Key to any rising Democrat today is pragmatic intelligence and authenticity. In a time of crisis people seek authenticity. They need to get to the core of problems and find individuals with the character and solutions to solve them. This is a change from “issues” oriented politics. We are even seeing up here in the mountains of New England a move to authenticity. In Vermont, the fiery Independent Bernie Sanders and the Republican General Martha Rainville are both authentic individuals but are as different as day and night in their political orientation. Yet both are likely to win their upcoming races.
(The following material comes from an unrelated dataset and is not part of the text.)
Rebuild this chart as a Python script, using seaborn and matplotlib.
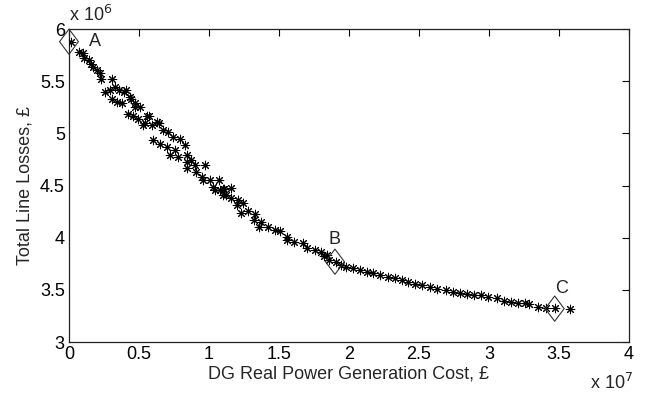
import numpy as np
import pandas as pd
import seaborn as sns
import matplotlib.pyplot as plt
from matplotlib.path import Path

# Pareto front (cost in x10^7 GBP, losses in x10^6 GBP)
cost = [0.014, 0.07, 0.10, 0.11, 0.145, 0.16, 0.17, 0.20, 0.22, 0.23, 0.305,
        0.26, 0.29, 0.33, 0.36, 0.39, 0.41, 0.31, 0.345, 0.38, 0.44, 0.47,
        0.51, 0.42, 0.46, 0.495, 0.56, 0.53, 0.59, 0.63, 0.435, 0.47, 0.57,
        0.54, 0.64, 0.67, 0.71, 0.745, 0.79, 0.60, 0.65, 0.70, 0.83, 0.76,
        0.72, 0.78, 0.84, 0.84, 0.875, 0.90, 0.97, 0.84, 0.91, 0.95, 1.01,
        1.07, 1.03, 1.08, 1.11, 1.125, 0.96, 1.04, 1.10, 1.16, 1.10, 1.16,
        1.21, 1.20, 1.245, 1.23, 1.28, 1.33, 1.32, 1.375, 1.36, 1.42, 1.47,
        1.51, 1.56, 1.555, 1.61, 1.67, 1.70, 1.76, 1.80, 1.84, 1.82, 1.86,
        1.91, 1.94, 1.98, 2.03, 2.08, 2.13, 2.17, 2.22, 2.28, 2.33, 2.38,
        2.42, 2.47, 2.52, 2.58, 2.63, 2.69, 2.745, 2.79, 2.84, 2.89, 2.94,
        2.995, 3.055, 3.11, 3.16, 3.21, 3.26, 3.29, 3.35, 3.41, 3.47, 3.58]
losses = [5.875, 5.78, 5.77, 5.72, 5.70, 5.67, 5.64, 5.61, 5.58, 5.52, 5.52,
          5.40, 5.415, 5.45, 5.42, 5.40, 5.415, 5.335, 5.30, 5.29, 5.335, 5.25,
          5.25, 5.19, 5.17, 5.135, 5.17, 5.08, 5.08, 5.11, 5.35, 5.29, 5.17,
          5.10, 5.10, 5.03, 5.015, 4.97, 4.95, 4.935, 4.90, 4.87, 4.89, 4.84,
          4.79, 4.775, 4.79, 4.73, 4.745, 4.70, 4.70, 4.665, 4.63, 4.585, 4.55,
          4.55, 4.49, 4.46, 4.47, 4.41, 4.55, 4.46, 4.47, 4.48, 4.41, 4.38,
          4.36, 4.31, 4.33, 4.24, 4.26, 4.23, 4.17, 4.155, 4.105, 4.105, 4.07,
          4.06, 4.01, 3.98, 3.96, 3.945, 3.90, 3.88, 3.865, 3.83, 3.82, 3.79,
          3.77, 3.74, 3.72, 3.71, 3.69, 3.67, 3.66, 3.64, 3.625, 3.61, 3.59,
          3.58, 3.56, 3.545, 3.53, 3.51, 3.50, 3.48, 3.47, 3.465, 3.45, 3.45,
          3.43, 3.42, 3.395, 3.385, 3.375, 3.37, 3.365, 3.34, 3.33, 3.33, 3.32]

# highlighted solutions A, B, C
pick_names = ['A', 'B', 'C']
pick_cost = [0.0, 1.90, 3.47]
pick_losses = [5.88, 3.77, 3.32]

df = pd.DataFrame({'cost': cost, 'losses': losses})

sns.set_style('white')
plt.rcParams['font.family'] = ['Liberation Sans', 'DejaVu Sans']

fig = plt.figure(figsize=(6.51, 3.98), dpi=100)
ax = fig.add_axes([0.106, 0.1407, 0.86, 0.786])

sns.scatterplot(data=df, x='cost', y='losses', marker=(8, 2, 0), color='black',
                s=38, linewidth=0.75, ax=ax, zorder=3)

diamond = Path([(0, 1), (0.75, 0), (0, -1), (-0.75, 0), (0, 1)],
               [Path.MOVETO, Path.LINETO, Path.LINETO, Path.LINETO, Path.CLOSEPOLY])
ax.scatter(pick_cost, pick_losses, marker=diamond, s=330, facecolors='none',
           edgecolors='#333333', linewidths=0.8, zorder=4, clip_on=False)
ax.text(pick_cost[0] + 0.14, pick_losses[0], pick_names[0], fontsize=13, va='center')
ax.text(pick_cost[1], pick_losses[1] + 0.17, pick_names[1], fontsize=13, ha='center')
ax.text(pick_cost[2] + 0.05, pick_losses[2] + 0.15, pick_names[2], fontsize=13, ha='center')

ax.set_xlim(0, 4)
ax.set_ylim(3, 6)
ax.set_xticks(np.arange(0, 4.01, 0.5))
ax.set_yticks(np.arange(3, 6.01, 0.5))
ax.set_xticklabels(['0', '0.5', '1', '1.5', '2', '2.5', '3', '3.5', '4'])
ax.set_yticklabels(['3', '3.5', '4', '4.5', '5', '5.5', '6'])
ax.tick_params(direction='in', length=5, width=0.8, top=True, right=True,
               labelsize=13, colors='black', pad=3)
for s in ax.spines.values():
    s.set_visible(True)
    s.set_color('#222222')
    s.set_linewidth(0.9)

ax.set_xlabel('DG Real Power Generation Cost, £', fontsize=13, labelpad=2)
ax.set_ylabel('Total Line Losses, £', fontsize=13, labelpad=5)

# MATLAB style exponent labels
ax.text(0.0, 1.012, r'x 10$^{6}$', transform=ax.transAxes, fontsize=13, va='bottom')
ax.text(0.93, -0.13, r'x 10$^{7}$', transform=ax.transAxes, fontsize=13, va='center')

plt.savefig('out.png', dpi=100)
General Clark as bought a higher level of leadership to the Democrats and to the country and he has raised the standard of political dialog, bringing courtesy and respect into the arena. He also binds a new generation of under-25s to war veterans, helping to develop a new attitude in this country toward the armed forces; an attitude toward duty, dignity and responsibility which we have not seen in decades. It speaks to a new age, a new generation and a new turning of the political culture. It is a new beginning.

Not that it is any of my business, but I guess I might have wanted to ask Vice President Gore, “Does every Chinese need a Buick?” In an age of environmental concerns in which Al Gore claims relevance as a swami, that would be 1,313,973,713 more Buicks in the world. And a Harley and a Ski-Doo and a second house on Lake Michigan? Do they still even have Buicks?
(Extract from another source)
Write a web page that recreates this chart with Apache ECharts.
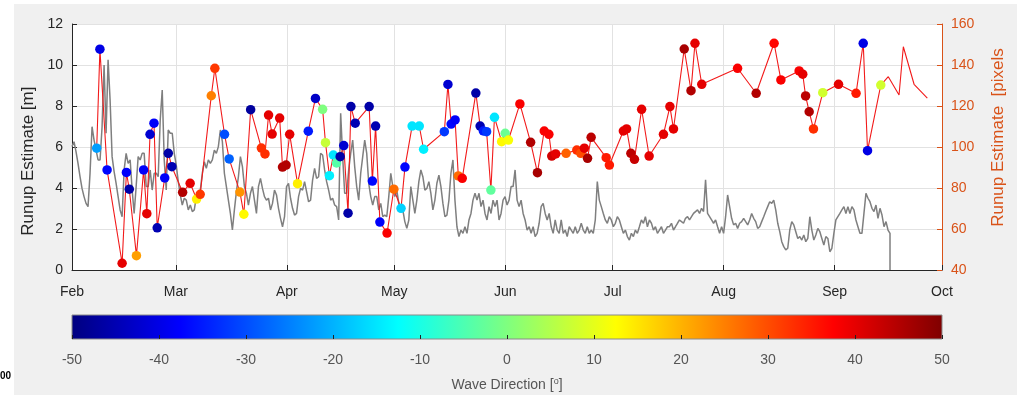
<!DOCTYPE html>
<html>
<head>
<meta charset="utf-8">
<script src="https://cdn.jsdelivr.net/npm/echarts@6/dist/echarts.min.js"></script>
<style>
html,body{margin:0;padding:0;background:#ffffff;}
#bg{position:absolute;left:14px;top:4px;width:1003px;height:391px;background:#f0f0f0;}
#c{position:absolute;left:0;top:0;width:1017px;height:395px;}
</style>
</head>
<body>
<div id="bg"></div>
<div id="c"></div>
<script>
// ---- x axis: days since 1 Feb 2016 ----
const monthLabels = ['Feb','Mar','Apr','May','Jun','Jul','Aug','Sep','Oct'];
const monthStartDays = [0, 29, 60, 90, 121, 151, 182, 213, 243];

// ---- gray series: runup estimate [m], sampled every grayStepDays ----
const grayStepDays = 0.56;
const grayValues = [
 6.02,6.26,5.77,5.20,4.55,3.98,3.58,3.25,3.09,4.72,
 6.99,6.34,5.85,5.37,5.37,6.99,10.0,6.67,10.25,8.29,
 5.53,4.80,4.23,3.58,2.93,2.60,4.88,5.69,5.20,5.37,
 3.90,2.76,4.07,5.53,5.37,5.69,5.69,4.07,4.07,4.88,
 3.90,4.72,4.72,4.55,7.32,8.78,5.37,3.90,6.83,6.67,
 6.67,5.69,5.12,4.31,3.66,3.17,3.50,3.41,2.93,3.17,
 2.85,2.93,3.58,3.50,3.90,4.72,5.28,4.96,5.37,5.20,
 5.37,5.85,5.69,6.02,6.83,6.26,4.72,4.07,3.41,2.76,
 1.95,2.93,3.82,4.55,5.53,5.04,4.07,3.74,3.17,3.74,
 4.07,3.41,2.76,4.07,4.47,3.98,3.58,3.41,3.50,2.93,
 3.25,3.90,3.66,3.01,2.52,2.11,2.60,4.07,4.23,3.50,
 3.01,2.68,2.76,3.58,3.98,3.90,4.31,3.82,3.33,3.41,
 4.39,4.96,4.47,4.55,5.69,5.61,4.88,4.31,3.90,3.41,
 3.50,3.17,3.09,2.44,7.64,
 5.53,3.74,3.74,4.88,5.69,6.34,5.04,4.07,3.41,4.72,
 5.53,6.34,5.69,4.23,3.58,3.17,3.58,3.58,2.93,3.25,
 2.60,2.68,2.60,3.58,4.72,4.07,3.58,3.90,3.25,2.85,
 2.93,2.36,2.03,2.44,4.07,3.41,2.76,3.41,4.31,4.88,
 4.55,3.90,3.98,4.31,3.74,2.93,3.41,4.23,4.63,4.07,
 3.25,2.60,2.68,3.41,4.72,5.37,3.41,2.11,1.63,1.95,
 1.79,2.11,1.79,2.44,2.76,3.41,3.74,3.41,3.74,3.09,
 3.41,2.76,2.44,3.09,2.76,3.41,3.09,3.41,2.44,2.76,
 3.41,3.58,3.17,3.41,4.07,4.07,4.88,3.41,3.09,3.41,
 2.76,2.44,1.95,2.11,1.79,2.11,1.63,1.79,2.28,3.09,
 3.25,2.76,2.44,2.76,2.11,1.79,2.44,1.95,1.79,2.44,
 1.79,1.95,1.63,2.11,1.95,1.79,2.11,1.79,1.95,2.28,
 1.95,1.79,2.11,1.79,1.95,1.79,2.44,4.31,3.41,3.09,
 2.76,2.44,2.28,2.60,2.44,2.11,2.28,2.60,2.44,2.11,
 1.79,1.95,1.63,1.46,1.79,1.63,1.95,1.79,2.11,2.44,
 2.28,2.60,2.11,2.44,2.28,1.95,2.11,1.79,1.95,2.11,
 1.79,1.95,2.11,2.11,2.28,
 1.95,2.11,2.28,2.44,2.36,2.28,2.52,2.60,2.44,2.60,
 2.76,2.85,2.93,2.76,3.01,2.85,4.40,2.76,2.60,2.44,
 2.28,2.44,2.11,1.79,2.11,1.79,2.60,3.66,3.09,2.52,
 2.20,2.28,2.03,2.28,2.36,2.52,2.36,2.20,2.44,2.76,
 2.52,2.36,2.03,2.11,2.36,2.60,2.85,3.09,3.33,3.25,
 3.41,2.93,2.28,1.87,1.38,1.14,0.98,1.06,1.95,2.36,
 2.20,1.87,1.54,1.63,1.46,1.71,1.38,1.54,2.60,1.95,
 1.46,1.71,2.03,1.87,1.54,1.22,1.63,1.54,0.89,1.06,
 1.79,2.44,2.60,2.76,2.93,3.09,2.76,3.09,2.76,3.09,
 2.93,2.44,2.11,1.79,1.79,2.76,3.74,3.50,3.33,3.01,
 2.85,3.17,2.52,3.01,2.68,2.11,2.36,1.95,1.79
];

// ---- red series: runup estimate [pixels], with wave direction [deg] (null = no marker) ----
const redDays = [6.9,7.8,9.8,14.0,15.2,16.0,18.0,20.0,20.9,21.8,
 22.9,23.8,25.9,26.9,27.9,30.9,33.0,34.8,35.8,38.9,
 39.9,42.6,43.9,46.9,48.0,49.9,52.9,53.9,54.9,55.9,
 58.0,58.8,59.8,60.8,63.0,66.0,68.0,70.0,70.8,71.9,
 73.0,73.9,74.9,75.9,77.1,77.9,79.1,83.0,83.9,84.8,
 86.0,88.0,89.9,91.9,93.0,95.0,97.0,98.2,104.0,105.0,
 105.9,107.0,107.9,109.0,112.8,114.0,114.9,115.8,117.0,118.0,
 120.0,121.0,121.9,125.1,128.1,130.0,131.9,133.2,134.0,135.1,
 138.0,141.0,142.1,143.1,144.0,145.0,149.2,150.1,154.0,154.9,
 156.1,157.1,159.1,161.2,165.2,167.0,168.0,171.0,172.9,174.0,
 175.9,185.9,191.1,196.1,198.0,203.1,204.1,204.9,205.9,207.1,
 209.7,214.1,219.0,221.0,222.2,225.9,228.0,231.0,232.2,235.2,238.9];
const redPixels = [99.4,147.7,88.8,43.3,87.6,79.4,47.0,88.8,67.5,106.2,
 111.6,60.6,84.9,96.9,90.4,77.9,82.3,74.6,76.9,125.0,
 138.4,106.2,94.2,78.0,67.2,118.2,99.5,96.6,115.6,106.3,
 114.1,90.2,91.2,106.2,82.1,107.7,123.7,118.4,102.1,86.0,
 96.1,92.2,95.3,100.7,67.7,119.7,111.6,119.7,83.4,110.2,
 63.4,58.0,79.4,70.1,90.2,110.2,110.2,98.9,107.5,130.5,
 111.2,113.2,85.9,84.7,126.3,110.2,107.8,107.5,79.0,114.5,
 102.6,106.7,103.4,121.0,102.3,87.5,107.8,106.2,95.6,96.6,
 96.9,98.5,96.9,99.4,94.5,104.7,94.8,91.2,107.8,108.8,
 96.9,94.0,118.4,95.6,106.2,119.7,108.8,147.8,127.5,150.6,
 130.6,138.4,126.2,150.6,132.7,137.1,135.5,124.9,117.2,108.8,
 126.5,130.6,126.2,150.6,98.2,130.2,134.3,125.4,148.9,130.6,123.8];
const redDirections = [-22,-40,-37,40,-38,-46,22,-38,40,-42,
 -38,-45,-38,-46,-45,45,40,14,32,25,
 32,-30,-28,23,13,-47,33,33,40,40,
 40,45,45,40,14,-35,-43,0,7,-14,
 -15,-4,-46,-42,-46,-46,-45,-46,-37,-45,
 -38,38,27,-17,-37,-15,-15,-14,-32,-42,
 -37,-38,27,38,-46,-45,-35,-32,-3,-15,
 13,-2,12,38,45,46,38,38,42,40,
 28,33,30,40,46,44,35,35,40,40,
 44,43,40,40,40,40,40,46,45,40,
 40,38,45,37,38,38,40,44,45,33,
 8,40,35,-40,-40,8,null,null,null,null,null];

// ---- colorbar ----
const colorbarTicks = [-50,-40,-30,-20,-10,0,10,20,30,40,50];
const jet = ['#00007F','#0000FF','#007FFF','#00FFFF','#7FFF7F','#FFFF00','#FF7F00','#FF0000','#7F0000'];

const FONT = '"Liberation Sans", Arial, Helvetica, sans-serif';
const ORANGE = '#D95319';
const DARK = '#262626';

const grayData = grayValues.map((v, i) => [i * grayStepDays, v]);
grayData.push([(grayValues.length - 1) * grayStepDays, 0]);
const redLine = redDays.map((d, i) => [d, redPixels[i]]);
const markers = [];
redDays.forEach((d, i) => { if (redDirections[i] !== null) markers.push([d, redPixels[i], redDirections[i]]); });

const chart = echarts.init(document.getElementById('c'), null, {renderer: 'canvas'});
chart.setOption({
  animation: false,
  backgroundColor: 'transparent',
  textStyle: {fontFamily: FONT},
  grid: [
    {left: 72, right: 75, top: 24, bottom: 125, show: true, backgroundColor: '#ffffff', borderWidth: 0},
    {left: 72, right: 75, top: 315, height: 24, show: true,
     backgroundColor: {type: 'linear', x: 0, y: 0, x2: 1, y2: 0,
       colorStops: jet.map((c, i) => ({offset: i / (jet.length - 1), color: c}))},
     borderColor: '#8a8a8a', borderWidth: 1}
  ],
  xAxis: [
    {type: 'value', gridIndex: 0, min: 0, max: 243,
     axisLine: {show: true, onZero: false, lineStyle: {color: DARK}},
     axisTick: {show: true, inside: true, length: 5, customValues: monthStartDays, lineStyle: {color: DARK}},
     axisLabel: {customValues: monthStartDays, formatter: v => monthLabels[monthStartDays.indexOf(v)] || '',
                 color: DARK, fontSize: 14, margin: 15, fontFamily: FONT},
     splitLine: {show: true, lineStyle: {color: '#e2e2e2'}}},
    {type: 'value', gridIndex: 1, min: -50, max: 50, interval: 10,
     axisLine: {show: false},
     axisTick: {show: true, inside: true, length: 4, lineStyle: {color: '#222'}},
     axisLabel: {customValues: colorbarTicks, color: '#555', fontSize: 14, margin: 14, fontFamily: FONT},
     splitLine: {show: false},
     name: 'Wave Direction [{s|o}]', nameLocation: 'middle', nameGap: 38,
     nameTextStyle: {color: '#555', fontSize: 14, fontFamily: FONT,
       rich: {s: {fontSize: 9, color: '#555', padding: [0, 0, 8, 0], fontFamily: FONT}}}}
  ],
  yAxis: [
    {type: 'value', gridIndex: 0, min: 0, max: 12, interval: 2, position: 'left',
     axisLine: {show: true, lineStyle: {color: DARK}},
     axisTick: {show: true, inside: true, length: 5, lineStyle: {color: DARK}},
     axisLabel: {color: DARK, fontSize: 14, margin: 9, fontFamily: FONT},
     splitLine: {show: true, lineStyle: {color: '#e2e2e2'}},
     name: 'Runup Estimate [m]      ', nameLocation: 'middle', nameGap: 34,
     nameTextStyle: {color: DARK, fontSize: 17, fontFamily: FONT}},
    {type: 'value', gridIndex: 0, min: 40, max: 160, interval: 20, position: 'right',
     axisLine: {show: true, lineStyle: {color: ORANGE}},
     axisTick: {show: true, inside: true, length: 5, lineStyle: {color: ORANGE}},
     axisLabel: {color: ORANGE, fontSize: 14, margin: 9, fontFamily: FONT},
     splitLine: {show: false},
     name: '    Runup Estimate  [pixels', nameLocation: 'middle', nameGap: 48,
     nameTextStyle: {color: ORANGE, fontSize: 17, fontFamily: FONT}},
    {type: 'value', gridIndex: 1, min: 0, max: 1, show: false}
  ],
  visualMap: {type: 'continuous', show: false, min: -50, max: 50, dimension: 2, seriesIndex: 2,
              inRange: {color: jet}},
  series: [
    {type: 'line', xAxisIndex: 0, yAxisIndex: 0, data: grayData, symbol: 'none',
     lineStyle: {color: '#7f7f7f', width: 1.5}, z: 1, silent: true},
    {type: 'line', xAxisIndex: 0, yAxisIndex: 1, data: redLine, symbol: 'none',
     lineStyle: {color: '#f21a1a', width: 1.1}, z: 2, silent: true},
    {type: 'scatter', xAxisIndex: 0, yAxisIndex: 1, data: markers, symbolSize: 9.5, z: 3, silent: true,
     itemStyle: {opacity: 1}}
  ],
  graphic: [
    {type: 'text', left: 0, top: 371, style: {text: '00', font: 'bold 10px ' + FONT, fill: '#000'}}
  ]
});
</script>
</body>
</html>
Sounds stupid and regressive, but a thought which might have come from the remarkable crowd I used to have breakfast with at DuBrow’s Cafeteria on 7th Avenue in New York City before it was called Avenue of the Americas. Old Jews who spoke Russian, Yiddish, English, Hebrew and German all in a sentence. Men of sense and sensibility and passion and vast experience. Ed Koch, who as mayor of New York at the time, came back from a visit to China with visions of thousands of bike riders pouring like a river over the Brooklyn Bridge in place of cars. But that was in days when New York City people including myself felt themselves unique in the world and a tribe apart and would never have dreamed of electing someone as their Senator who was not one of their own.